Freda Kelly was secretary to The Beatles, and the head of the official Beatles fan club. She managed letters and schedules and magazines and wages and all these different aspects of the lives of John, Paul, Ringo and George. However, she remains something of a peripheral figure in the grand tapestry of Beatles lore. According to most of the commentators in Good Ol’ Freda, there’s a very simple reason for this.

“My mother never played the fame game,” her daughter notes. Freda never published a tell-all book. She never betrayed confidence. Indeed, one of the stories in Good Ol’ Freda has her firing two assistants for one’s attempt to pass off the hair of a sibling for the hair of a Beatle.
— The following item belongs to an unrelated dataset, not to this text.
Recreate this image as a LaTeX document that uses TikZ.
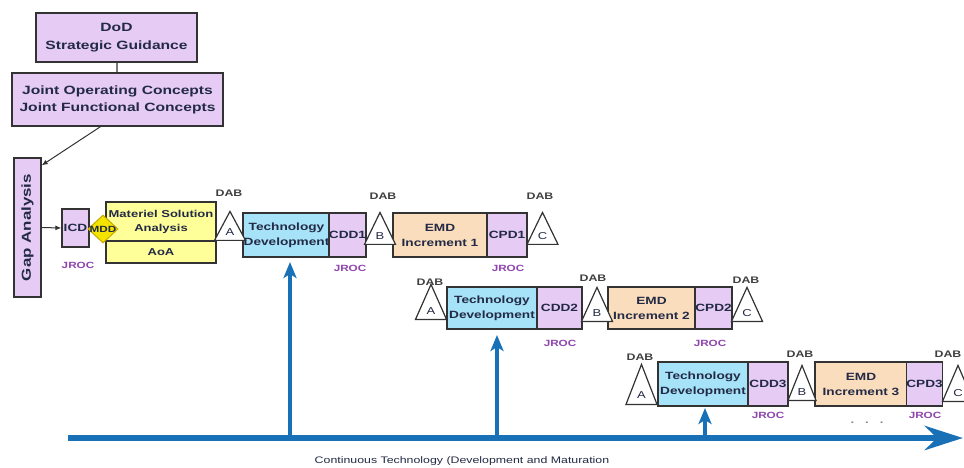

Integrity was very much the watchword of Freda Kelly, and it’s something that comes across in the documentary, as Freda rather pointedly refuses to be drawn on more personal or intimate questions.
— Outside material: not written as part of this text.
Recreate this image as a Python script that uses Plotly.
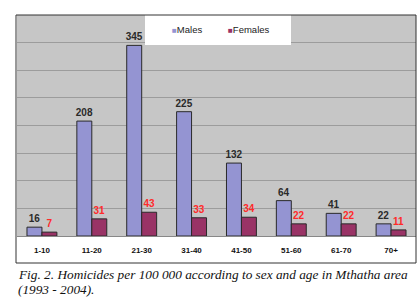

As a result, there’s very little information here that won’t be familiar to fans of the Fab Four. There are some nice insights and an occasionally endearing anecdote – poor Ringo and his nine fan letters! – but Good Ol’ Freda never really pries too deeply into lives Freda managed for a decade at the peak of their popularity. Instead, Good Ol’ Freda works best as a character study of its subject, a glimpse of a woman who was caught up in a maelstrom and walked out almost completely unaffected.